## COLLECTED DATA
----

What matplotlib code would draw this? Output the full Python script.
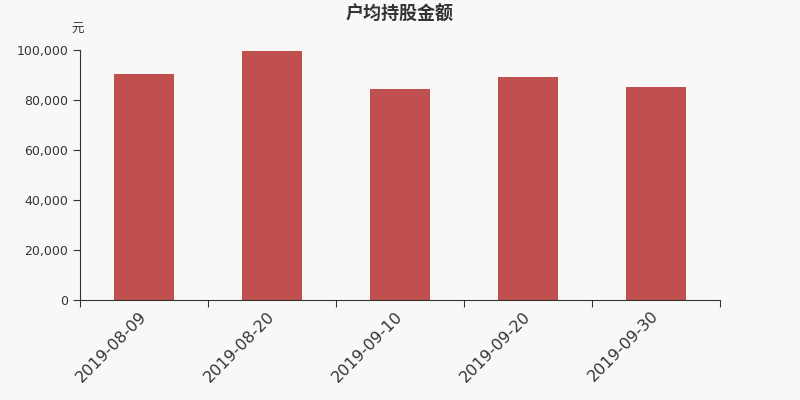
import matplotlib
matplotlib.use('Agg')
from matplotlib import pyplot as plt
from matplotlib.ticker import FuncFormatter
import numpy as np

plt.rcParams['font.family'] = ['Noto Sans CJK SC', 'DejaVu Sans']

dates = ['2019-08-09', '2019-08-20', '2019-09-10', '2019-09-20', '2019-09-30']
amounts = [90400, 99600, 84300, 89400, 85200]

bg = '#f8f8f8'
text_color = '#333333'

fig = plt.figure(figsize=(8, 4), dpi=100, facecolor=bg)
ax = fig.add_axes([0.1, 0.25, 0.8, 0.625], facecolor=bg)

x = np.arange(len(dates))
ax.bar(x, amounts, width=0.47, color='#c0504d')

ax.set_xlim(-0.5, len(dates) - 0.5)
ax.set_ylim(0, 100000)
ax.set_yticks(np.arange(0, 100001, 20000))
ax.yaxis.set_major_formatter(FuncFormatter(lambda v, p: f'{int(v):,}'))

# boundary ticks as major, labels on minor ticks at the bar centres
ax.set_xticks(np.arange(-0.5, len(dates), 1.0))
ax.set_xticklabels([])
ax.set_xticks(x, minor=True)
ax.set_xticklabels(dates, minor=True, rotation=45, ha='right', va='center',
                   rotation_mode='anchor', fontsize=11.5, color=text_color,
                   family='DejaVu Sans')
ax.tick_params(axis='x', which='minor', length=0, pad=10)
ax.tick_params(axis='x', which='major', length=5, color=text_color)
ax.tick_params(axis='y', length=5, color=text_color, labelsize=9,
               labelcolor=text_color)
for lbl in ax.get_yticklabels():
    lbl.set_family('DejaVu Sans')

for side in ['top', 'right']:
    ax.spines[side].set_visible(False)
ax.spines['left'].set_color(text_color)
ax.spines['bottom'].set_color(text_color)

fig.text(0.5, 0.965, '户均持股金额', ha='center', va='center',
         fontsize=13, fontweight='bold', color=text_color)
fig.text(0.0975, 0.927, '元', ha='center', va='center', fontsize=9,
         color=text_color)

fig.savefig('out.png', dpi=100, facecolor=bg)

----

## YOUR TASK
Leave out the pictures and repeat exactly the lines from the start of the material through the line that contains "ax.bar(x, amounts, width=0.47, color='#c0504d')", both included.

## THE RESULT
What matplotlib code would draw this? Output the full Python script.
import matplotlib
matplotlib.use('Agg')
from matplotlib import pyplot as plt
from matplotlib.ticker import FuncFormatter
import numpy as np

plt.rcParams['font.family'] = ['Noto Sans CJK SC', 'DejaVu Sans']

dates = ['2019-08-09', '2019-08-20', '2019-09-10', '2019-09-20', '2019-09-30']
amounts = [90400, 99600, 84300, 89400, 85200]

bg = '#f8f8f8'
text_color = '#333333'

fig = plt.figure(figsize=(8, 4), dpi=100, facecolor=bg)
ax = fig.add_axes([0.1, 0.25, 0.8, 0.625], facecolor=bg)

x = np.arange(len(dates))
ax.bar(x, amounts, width=0.47, color='#c0504d')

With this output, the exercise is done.